Objective: To identify the advantages and disadvantages of using a partially randomised patient preference design rather than a conventional randomised controlled design when evaluating alternative managements for heavy menstrual bleeding.
Design: Randomised controlled comparison of two clinical trial designs with subsequent follow up of the cohorts of women generated.
Participants: Women attending a general gynaecology clinic for the first time because of heavy menstrual bleeding.
Interventions: Partially randomised patient preference clinical trial design and conventional randomised controlled design.
Main outcome measures: Overall participation; participation in randomised clinical trial of medical management compared with transcervical surgical resection of the endometrium; prognostic characteristics (socio-demographic and Short Form 36) of clinical trial groups; outcomes (clinical and Short Form 36) of clinical trial groups.

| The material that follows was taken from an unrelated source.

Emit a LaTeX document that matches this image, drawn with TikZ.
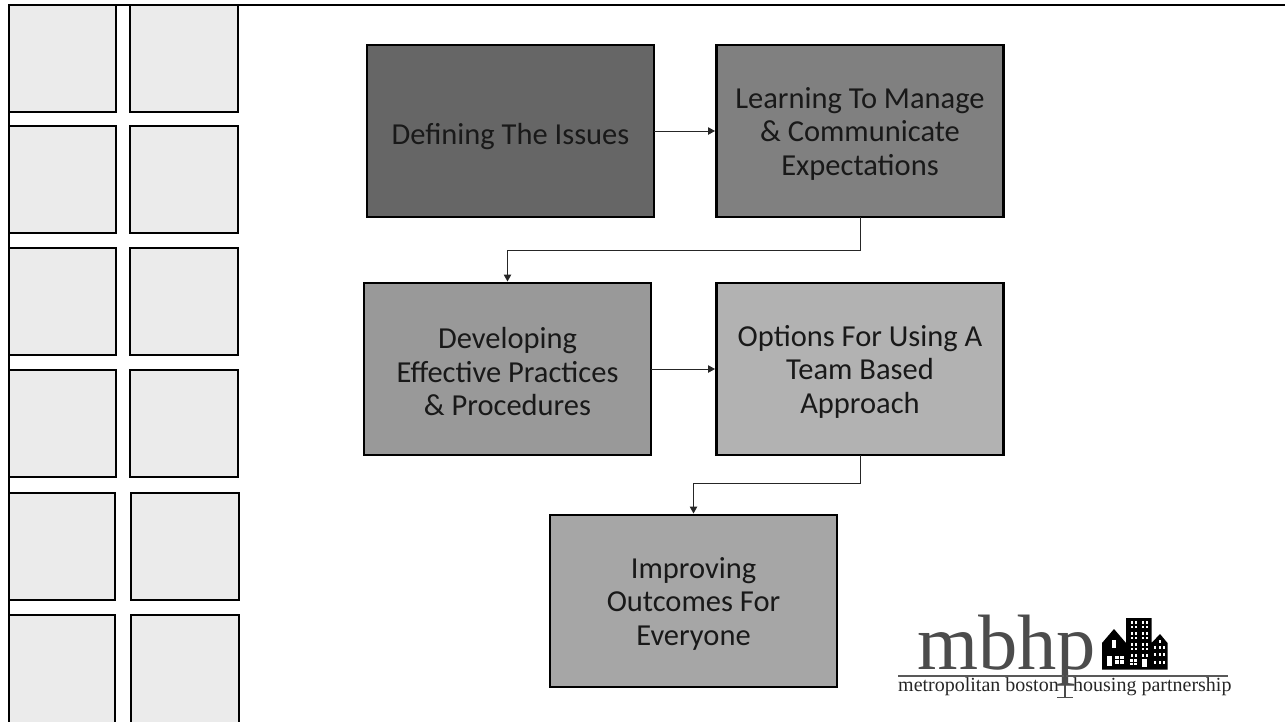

Results: Overall, more women participated in the partially randomised patient preference design (130/135 vs 97/138; difference 27%, 95% CI 18% to 34%) but there was no difference in the numbers who agreed to be randomised (90/135 vs 97/138; difference-3%, 95% CI-15% to 7%). Women who chose medical management tended to have better general health, to be less restricted by their menstrual problems, with fewer having been previously treated by their general practitioner. Those who chose transcervical resection of the endometrium had all tried medical management and had higher bleeding scores. Follow up satisfactions and acceptability rates, and Short Form 36 scores were highest after transcervical resection of the endometrium, whether chosen or randomised. Acceptability and a desire to continue the same treatment was greater among those who chose medical management than those randomly allocated it.
Conclusions: Use of the partially randomised patient preference design did not affect recruitment to the randomised controlled trial suggesting that a conventionally designed trial would not be biased by motivational factors in this context. Data from the preference groups informed the generalisability of the results but did tend to confirm conclusions that anyway reasonably followed from the randomised controlled trial. The extra resource implications of using the partially randomised patient preference design were significant reflecting the additional 40% who participated and the extra analyses entailed.